"There was a moment, one magical moment, when you could see us all floating in mid-air halfway up our living rooms, upside-down in whatever pose we had been in at the time -- coffee drinkers drinking coffee from inverted coffee cups, lovers clinging to each other's falling bodies, old men groping for slipping hairpieces, children crowing and cats screeching, all of us surrounded by the asteroids of our possessions."
That's pretty much the whole story, right there. Gravity is reversed (though inconsistently -- how can you drink coffee if it's floating away from you?), and the narrator, Toby, is trying to get to his ex-girlfriend Sophie to return her goldfish. Unfortunately the story is much too long for this slight conceit, and a lot of this length is given over to description. "I scrambled up and worked my way through the tumbled-over living room, over the knee-high threshold into the corner." (Okay, yes, things are upside-down.) "And so I held on to the playground fence. Tightly! We had reached it by climbing through the walkway door and over the tabletop bridge…" (Upside-down. Right.) "We had climbed on the underside of the bridge, now suspended below the river…" (Yes, we get it already, really, you don't have to remind us.) The story would work much better at about half the length.

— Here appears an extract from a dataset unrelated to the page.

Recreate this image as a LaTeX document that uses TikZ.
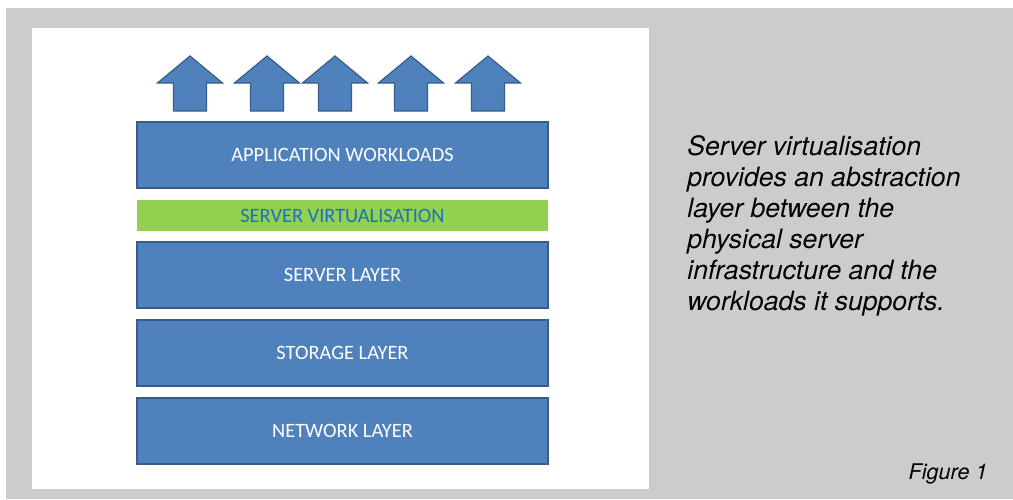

That's not the worst problem here, though. The worst problem is that about a third of the way through I began to realize that Toby is a horrible, horrible person. He's so intent on rescuing the goldfish he lets a woman die. At the end, when he finally finds Sophie, she has a broken knee and a hurt back, but he's fixated on holding her, even though she has to be in terrible pain -- and even though she's already told him, several times, that she wants to break up with him. He seems to think that bringing back the goldfish ("after everything I've been through," he says) entitles him to stay with her, and he's angry when she doesn't see it that way.
When he lets the woman go and saves the goldfish instead, he thinks, "At the end of the world, it's every man for himself. You taught me that, Sophie." And this is so creepy. It's the logic of the abuser -- look at all the horrible things you made me do. It seems to be the logic of this story, too. Near the end, Toby says, "I think I want you to know that you hurt me so incredibly, Sophie." For God's sake, why? Let it go already.